Return all entries word for word, but drop any images.

>> Start Data to use

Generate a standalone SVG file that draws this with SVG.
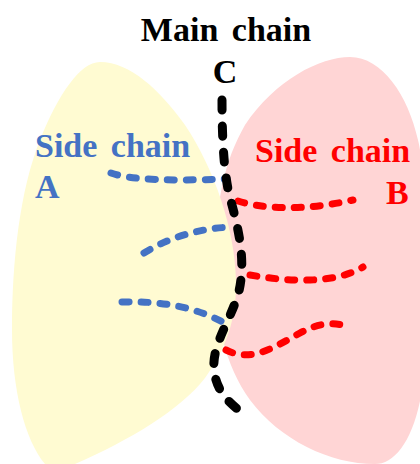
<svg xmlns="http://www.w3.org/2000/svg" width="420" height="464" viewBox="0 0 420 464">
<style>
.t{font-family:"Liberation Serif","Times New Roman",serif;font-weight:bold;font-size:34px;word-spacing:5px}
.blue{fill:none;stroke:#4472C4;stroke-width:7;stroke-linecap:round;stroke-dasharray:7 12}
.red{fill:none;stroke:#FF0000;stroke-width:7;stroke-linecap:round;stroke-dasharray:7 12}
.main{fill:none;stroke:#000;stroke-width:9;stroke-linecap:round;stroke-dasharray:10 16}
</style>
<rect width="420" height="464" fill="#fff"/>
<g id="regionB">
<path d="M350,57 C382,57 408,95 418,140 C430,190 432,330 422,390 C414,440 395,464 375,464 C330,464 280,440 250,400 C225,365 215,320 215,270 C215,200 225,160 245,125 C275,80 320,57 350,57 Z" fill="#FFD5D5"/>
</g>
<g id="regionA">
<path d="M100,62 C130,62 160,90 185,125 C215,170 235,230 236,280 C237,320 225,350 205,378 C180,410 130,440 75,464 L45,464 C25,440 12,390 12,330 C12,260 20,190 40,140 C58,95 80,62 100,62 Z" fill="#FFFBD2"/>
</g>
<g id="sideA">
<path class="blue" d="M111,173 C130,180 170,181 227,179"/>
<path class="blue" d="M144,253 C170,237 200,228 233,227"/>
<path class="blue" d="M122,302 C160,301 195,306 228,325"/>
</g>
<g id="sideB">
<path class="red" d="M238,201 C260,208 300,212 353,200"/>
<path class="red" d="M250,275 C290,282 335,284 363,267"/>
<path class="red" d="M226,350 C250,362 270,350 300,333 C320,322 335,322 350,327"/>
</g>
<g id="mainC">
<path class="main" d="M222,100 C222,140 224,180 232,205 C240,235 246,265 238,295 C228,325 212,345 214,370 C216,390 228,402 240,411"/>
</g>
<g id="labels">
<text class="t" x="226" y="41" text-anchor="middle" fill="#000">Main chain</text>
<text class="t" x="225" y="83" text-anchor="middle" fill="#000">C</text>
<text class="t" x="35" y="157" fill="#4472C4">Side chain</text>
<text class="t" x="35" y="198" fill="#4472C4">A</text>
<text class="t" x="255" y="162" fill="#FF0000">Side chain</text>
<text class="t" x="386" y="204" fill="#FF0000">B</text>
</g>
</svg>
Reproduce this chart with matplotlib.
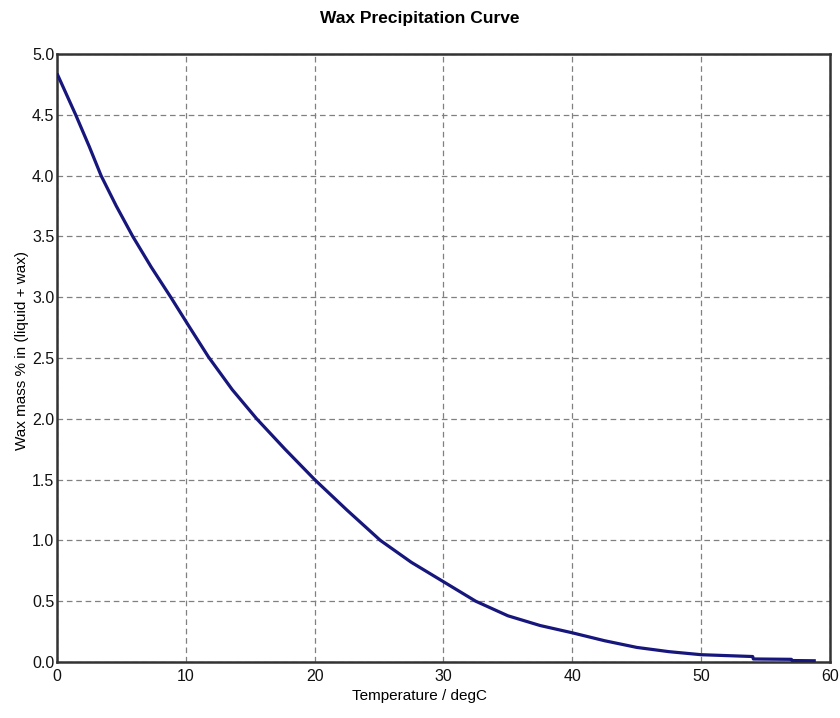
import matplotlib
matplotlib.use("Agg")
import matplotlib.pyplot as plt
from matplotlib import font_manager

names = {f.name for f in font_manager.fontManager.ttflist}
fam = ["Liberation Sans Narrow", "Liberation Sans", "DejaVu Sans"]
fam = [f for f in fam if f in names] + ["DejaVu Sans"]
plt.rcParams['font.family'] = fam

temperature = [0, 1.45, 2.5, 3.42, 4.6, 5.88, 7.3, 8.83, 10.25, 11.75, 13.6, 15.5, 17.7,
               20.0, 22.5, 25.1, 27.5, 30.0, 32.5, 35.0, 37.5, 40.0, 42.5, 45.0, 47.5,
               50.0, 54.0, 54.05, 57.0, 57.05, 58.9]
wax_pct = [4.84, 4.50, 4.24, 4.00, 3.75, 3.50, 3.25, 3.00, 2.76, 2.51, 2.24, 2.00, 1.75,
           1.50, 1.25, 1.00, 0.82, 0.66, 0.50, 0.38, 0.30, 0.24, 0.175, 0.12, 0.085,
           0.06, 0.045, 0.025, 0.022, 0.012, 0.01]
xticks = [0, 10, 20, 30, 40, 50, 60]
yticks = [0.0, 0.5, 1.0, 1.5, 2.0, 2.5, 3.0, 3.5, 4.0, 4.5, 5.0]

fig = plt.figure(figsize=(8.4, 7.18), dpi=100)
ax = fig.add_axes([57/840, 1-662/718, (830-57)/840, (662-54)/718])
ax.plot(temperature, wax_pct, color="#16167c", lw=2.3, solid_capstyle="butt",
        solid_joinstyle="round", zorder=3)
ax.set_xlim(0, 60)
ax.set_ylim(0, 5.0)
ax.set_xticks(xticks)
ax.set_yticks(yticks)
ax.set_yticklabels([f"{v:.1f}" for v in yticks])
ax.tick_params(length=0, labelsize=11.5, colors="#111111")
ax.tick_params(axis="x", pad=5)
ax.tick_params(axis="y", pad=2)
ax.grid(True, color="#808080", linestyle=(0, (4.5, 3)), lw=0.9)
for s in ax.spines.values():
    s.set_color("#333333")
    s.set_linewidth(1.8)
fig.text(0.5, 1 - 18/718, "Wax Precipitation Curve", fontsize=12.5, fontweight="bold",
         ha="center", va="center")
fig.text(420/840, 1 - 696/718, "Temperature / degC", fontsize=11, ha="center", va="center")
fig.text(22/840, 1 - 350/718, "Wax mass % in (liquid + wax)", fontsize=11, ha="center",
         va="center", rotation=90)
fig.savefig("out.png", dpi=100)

>> End Data to use

**Problem solution:**
Generate a standalone SVG file that draws this with SVG.
<svg xmlns="http://www.w3.org/2000/svg" width="420" height="464" viewBox="0 0 420 464">
<style>
.t{font-family:"Liberation Serif","Times New Roman",serif;font-weight:bold;font-size:34px;word-spacing:5px}
.blue{fill:none;stroke:#4472C4;stroke-width:7;stroke-linecap:round;stroke-dasharray:7 12}
.red{fill:none;stroke:#FF0000;stroke-width:7;stroke-linecap:round;stroke-dasharray:7 12}
.main{fill:none;stroke:#000;stroke-width:9;stroke-linecap:round;stroke-dasharray:10 16}
</style>
<rect width="420" height="464" fill="#fff"/>
<g id="regionB">
<path d="M350,57 C382,57 408,95 418,140 C430,190 432,330 422,390 C414,440 395,464 375,464 C330,464 280,440 250,400 C225,365 215,320 215,270 C215,200 225,160 245,125 C275,80 320,57 350,57 Z" fill="#FFD5D5"/>
</g>
<g id="regionA">
<path d="M100,62 C130,62 160,90 185,125 C215,170 235,230 236,280 C237,320 225,350 205,378 C180,410 130,440 75,464 L45,464 C25,440 12,390 12,330 C12,260 20,190 40,140 C58,95 80,62 100,62 Z" fill="#FFFBD2"/>
</g>
<g id="sideA">
<path class="blue" d="M111,173 C130,180 170,181 227,179"/>
<path class="blue" d="M144,253 C170,237 200,228 233,227"/>
<path class="blue" d="M122,302 C160,301 195,306 228,325"/>
</g>
<g id="sideB">
<path class="red" d="M238,201 C260,208 300,212 353,200"/>
<path class="red" d="M250,275 C290,282 335,284 363,267"/>
<path class="red" d="M226,350 C250,362 270,350 300,333 C320,322 335,322 350,327"/>
</g>
<g id="mainC">
<path class="main" d="M222,100 C222,140 224,180 232,205 C240,235 246,265 238,295 C228,325 212,345 214,370 C216,390 228,402 240,411"/>
</g>
<g id="labels">
<text class="t" x="226" y="41" text-anchor="middle" fill="#000">Main chain</text>
<text class="t" x="225" y="83" text-anchor="middle" fill="#000">C</text>
<text class="t" x="35" y="157" fill="#4472C4">Side chain</text>
<text class="t" x="35" y="198" fill="#4472C4">A</text>
<text class="t" x="255" y="162" fill="#FF0000">Side chain</text>
<text class="t" x="386" y="204" fill="#FF0000">B</text>
</g>
</svg>
Reproduce this chart with matplotlib.
import matplotlib
matplotlib.use("Agg")
import matplotlib.pyplot as plt
from matplotlib import font_manager

names = {f.name for f in font_manager.fontManager.ttflist}
fam = ["Liberation Sans Narrow", "Liberation Sans", "DejaVu Sans"]
fam = [f for f in fam if f in names] + ["DejaVu Sans"]
plt.rcParams['font.family'] = fam

temperature = [0, 1.45, 2.5, 3.42, 4.6, 5.88, 7.3, 8.83, 10.25, 11.75, 13.6, 15.5, 17.7,
               20.0, 22.5, 25.1, 27.5, 30.0, 32.5, 35.0, 37.5, 40.0, 42.5, 45.0, 47.5,
               50.0, 54.0, 54.05, 57.0, 57.05, 58.9]
wax_pct = [4.84, 4.50, 4.24, 4.00, 3.75, 3.50, 3.25, 3.00, 2.76, 2.51, 2.24, 2.00, 1.75,
           1.50, 1.25, 1.00, 0.82, 0.66, 0.50, 0.38, 0.30, 0.24, 0.175, 0.12, 0.085,
           0.06, 0.045, 0.025, 0.022, 0.012, 0.01]
xticks = [0, 10, 20, 30, 40, 50, 60]
yticks = [0.0, 0.5, 1.0, 1.5, 2.0, 2.5, 3.0, 3.5, 4.0, 4.5, 5.0]

fig = plt.figure(figsize=(8.4, 7.18), dpi=100)
ax = fig.add_axes([57/840, 1-662/718, (830-57)/840, (662-54)/718])
ax.plot(temperature, wax_pct, color="#16167c", lw=2.3, solid_capstyle="butt",
        solid_joinstyle="round", zorder=3)
ax.set_xlim(0, 60)
ax.set_ylim(0, 5.0)
ax.set_xticks(xticks)
ax.set_yticks(yticks)
ax.set_yticklabels([f"{v:.1f}" for v in yticks])
ax.tick_params(length=0, labelsize=11.5, colors="#111111")
ax.tick_params(axis="x", pad=5)
ax.tick_params(axis="y", pad=2)
ax.grid(True, color="#808080", linestyle=(0, (4.5, 3)), lw=0.9)
for s in ax.spines.values():
    s.set_color("#333333")
    s.set_linewidth(1.8)
fig.text(0.5, 1 - 18/718, "Wax Precipitation Curve", fontsize=12.5, fontweight="bold",
         ha="center", va="center")
fig.text(420/840, 1 - 696/718, "Temperature / degC", fontsize=11, ha="center", va="center")
fig.text(22/840, 1 - 350/718, "Wax mass % in (liquid + wax)", fontsize=11, ha="center",
         va="center", rotation=90)
fig.savefig("out.png", dpi=100)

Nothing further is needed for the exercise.